TRT alone will sometimes NOT help.
Why because sometimes DHT levels return to normal post Finasteride, but often results its use results in elevated Sex Hormone Binding Globulin (SHBG).
SHBG is the protein that binds to testosterone in the blood and renders it unavailable to the body.
In a typical male only 2% of their total testosterone is bioavailable or known as free testosterone. It is this level that is crucial.
It only takes small increases in SHBG to greatly lower this crucial level of fee testosterone and sometimes Finasteride greatly increases SHBG up into the upper normal range.
At such levels it often causes low free testosterone or borderline low free testosterone.
Testosterone replacement therapy in such instances isn’t really what is required or helpful. That is because much of the testosterone can still be bound up in the blood and rendered unusable by SHBG. In these cases what is required is a medication that reduces SHBG such as Danazol.

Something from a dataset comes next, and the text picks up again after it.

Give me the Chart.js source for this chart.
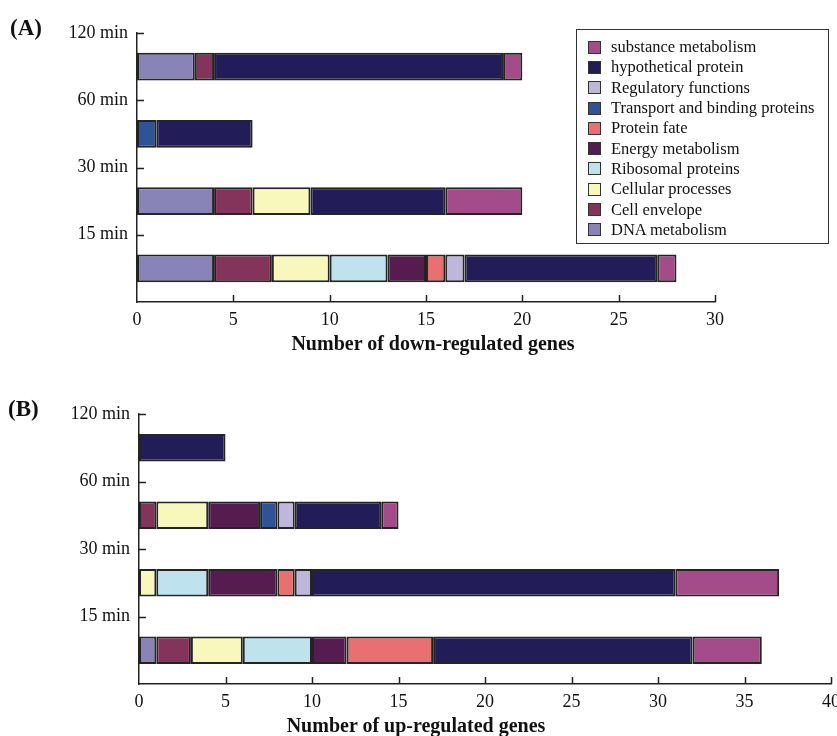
<!DOCTYPE html>
<html>
<head>
<meta charset="utf-8">
<script src="https://cdn.jsdelivr.net/npm/chart.js@4/dist/chart.umd.min.js"></script>
<style>
  html, body { margin: 0; padding: 0; background: #fff; overflow: hidden; }
  #wrap { position: relative; width: 837px; height: 736px; overflow: hidden; font-family: "Liberation Serif", "Times New Roman", serif; color: #111; }
  .pane { position: absolute; left: 0; }
  .panel-tag { position: absolute; font-weight: bold; font-size: 23px; line-height: 1; }
  .axis-title { position: absolute; font-weight: bold; font-size: 20px; line-height: 1; white-space: nowrap; transform: translateX(-50%); }
  #legend { position: absolute; left: 576px; top: 29px; width: 253px; height: 215px; border: 1.5px solid #333; box-sizing: border-box; padding-top: 7px; }
  .lg-row { display: flex; align-items: center; height: 20.3px; padding-left: 11px; font-size: 16.5px; white-space: nowrap; }
  .lg-box { width: 13px; height: 13px; border: 1px solid #333; box-sizing: border-box; margin-right: 10px; flex: none; }
</style>
</head>
<body>
<div id="wrap">
  <div class="pane" style="top:0;width:837px;height:360px"><canvas id="chartA" width="837" height="360"></canvas></div>
  <div class="pane" style="top:380px;width:880px;height:356px"><canvas id="chartB" width="880" height="356"></canvas></div>
  <div class="panel-tag" style="left:10px;top:16px">(A)</div>
  <div class="panel-tag" style="left:8px;top:397px">(B)</div>
  <div class="axis-title" style="left:433px;top:333px">Number of down-regulated genes</div>
  <div class="axis-title" style="left:416px;top:715px">Number of up-regulated genes</div>
  <div id="legend"></div>
</div>
<script>
// Time points, listed top to bottom
const timePoints = ['120 min', '60 min', '30 min', '15 min'];

// Functional categories in stacking order (left to right inside a bar)
const categories = [
  'DNA metabolism',
  'Cell envelope',
  'Cellular processes',
  'Ribosomal proteins',
  'Energy metabolism',
  'Protein fate',
  'Transport and binding proteins',
  'Regulatory functions',
  'hypothetical protein',
  'substance metabolism'
];

const categoryColors = [
  '#8884b8', '#84345a', '#f8f8bc', '#bee3ee', '#561c4f',
  '#e87070', '#2e5396', '#bfb7d9', '#221c58', '#a44c8a'
];

// Down-regulated gene counts per category, values for [120, 60, 30, 15 min]
const downDNA        = [3, 0, 4, 4];
const downEnvelope   = [1, 0, 2, 3];
const downCellular   = [0, 0, 3, 3];
const downRibosomal  = [0, 0, 0, 3];
const downEnergy     = [0, 0, 0, 2];
const downFate       = [0, 0, 0, 1];
const downTransport  = [0, 1, 0, 0];
const downRegulatory = [0, 0, 0, 1];
const downHypo       = [15, 5, 7, 10];
const downSubstance  = [1, 0, 4, 1];

// Up-regulated gene counts per category, values for [120, 60, 30, 15 min]
const upDNA        = [0, 0, 0, 1];
const upEnvelope   = [0, 1, 0, 2];
const upCellular   = [0, 3, 1, 3];
const upRibosomal  = [0, 0, 3, 4];
const upEnergy     = [0, 3, 4, 2];
const upFate       = [0, 0, 1, 5];
const upTransport  = [0, 1, 0, 0];
const upRegulatory = [0, 1, 1, 0];
const upHypo       = [5, 5, 21, 15];
const upSubstance  = [0, 1, 6, 4];

const downSeries = [downDNA, downEnvelope, downCellular, downRibosomal, downEnergy,
                    downFate, downTransport, downRegulatory, downHypo, downSubstance];
const upSeries = [upDNA, upEnvelope, upCellular, upRibosomal, upEnergy,
                  upFate, upTransport, upRegulatory, upHypo, upSubstance];

const xTicksDown = { max: 30, step: 5 };
const xTicksUp = { max: 40, step: 5 };

// Legend, listed in reverse stacking order
const legend = document.getElementById('legend');
for (let i = categories.length - 1; i >= 0; i--) {
  const row = document.createElement('div');
  row.className = 'lg-row';
  const box = document.createElement('span');
  box.className = 'lg-box';
  box.style.background = categoryColors[i];
  const txt = document.createElement('span');
  txt.textContent = categories[i];
  row.appendChild(box);
  row.appendChild(txt);
  legend.appendChild(row);
}

// Tick marks drawn on the inner side of both axes
const inwardTicks = {
  id: 'inwardTicks',
  afterDraw(chart) {
    const { ctx } = chart;
    const xs = chart.scales.x, ys = chart.scales.y;
    const len = 7;
    ctx.save();
    ctx.strokeStyle = '#222';
    ctx.lineWidth = 1.5;
    ctx.beginPath();
    xs.ticks.forEach((t, i) => {
      if (i === 0) return;
      const px = Math.round(xs.getPixelForTick(i)) + 0.5;
      ctx.moveTo(px, ys.bottom);
      ctx.lineTo(px, ys.bottom - len);
    });
    const half = (ys.getPixelForValue(1) - ys.getPixelForValue(0)) / 2;
    timePoints.forEach((_, i) => {
      const py = Math.round(ys.getPixelForValue(i) - half) + 0.5;
      ctx.moveTo(xs.left, py);
      ctx.lineTo(xs.left + len, py);
    });
    ctx.stroke();
    ctx.restore();
  }
};

function buildChart(id, series, xCfg, pad, yWidth, xHeight) {
  const datasets = categories.map((name, i) => ({
    label: name,
    data: series[i].map(v => (v === 0 ? null : v)),
    backgroundColor: categoryColors[i],
    borderColor: '#242424',
    borderWidth: 2,
    borderSkipped: false,
    categoryPercentage: 0.41,
    barPercentage: 1.0
  }));
  const tickFont = { family: '"Liberation Serif", "Times New Roman", serif', size: 18 };
  return new Chart(document.getElementById(id), {
    type: 'bar',
    data: { labels: timePoints, datasets },
    options: {
      indexAxis: 'y',
      responsive: false,
      animation: false,
      layout: { padding: pad },
      plugins: { legend: { display: false }, tooltip: { enabled: false } },
      scales: {
        x: {
          stacked: true,
          min: 0,
          max: xCfg.max,
          grid: { display: false, drawTicks: false },
          border: { display: true, color: '#222', width: 1.5 },
          ticks: { stepSize: xCfg.step, font: tickFont, color: '#111', padding: 7, maxRotation: 0 },
          afterFit(s) { s.height = xHeight; }
        },
        y: {
          stacked: true,
          grid: { display: false, drawTicks: false },
          border: { display: true, color: '#222', width: 1.5 },
          ticks: { font: tickFont, color: '#111', padding: 9 },
          afterFit(s) { s.width = yWidth; },
          afterUpdate(s) {
            s.options.ticks.labelOffset = -(s.getPixelForValue(1) - s.getPixelForValue(0)) / 2;
          }
        }
      }
    },
    plugins: [inwardTicks]
  });
}

buildChart('chartA', downSeries, xTicksDown, { left: 0, top: 33, right: 122, bottom: 0 }, 137, 58);
buildChart('chartB', upSeries, xTicksUp, { left: 0, top: 34, right: 49, bottom: 0 }, 139, 52);
</script>
</body>
</html>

In other instances this issue relates to elevated estradiol, again TRT is not the answer, rather a limited course of an aromatase inhibitor such as Arimidex is more appropriate.
When LH is low and SHBG, estradiol and DHT are normal, the problem maybe purely down to the hypothalamus/pituitary in which case TRT maybe the answer, but it might also be possible to re-start the HPTA via Clomiphene Citrate or GnRH therapy.
All of the above under the guise of a competent endocrinologist/andrologist.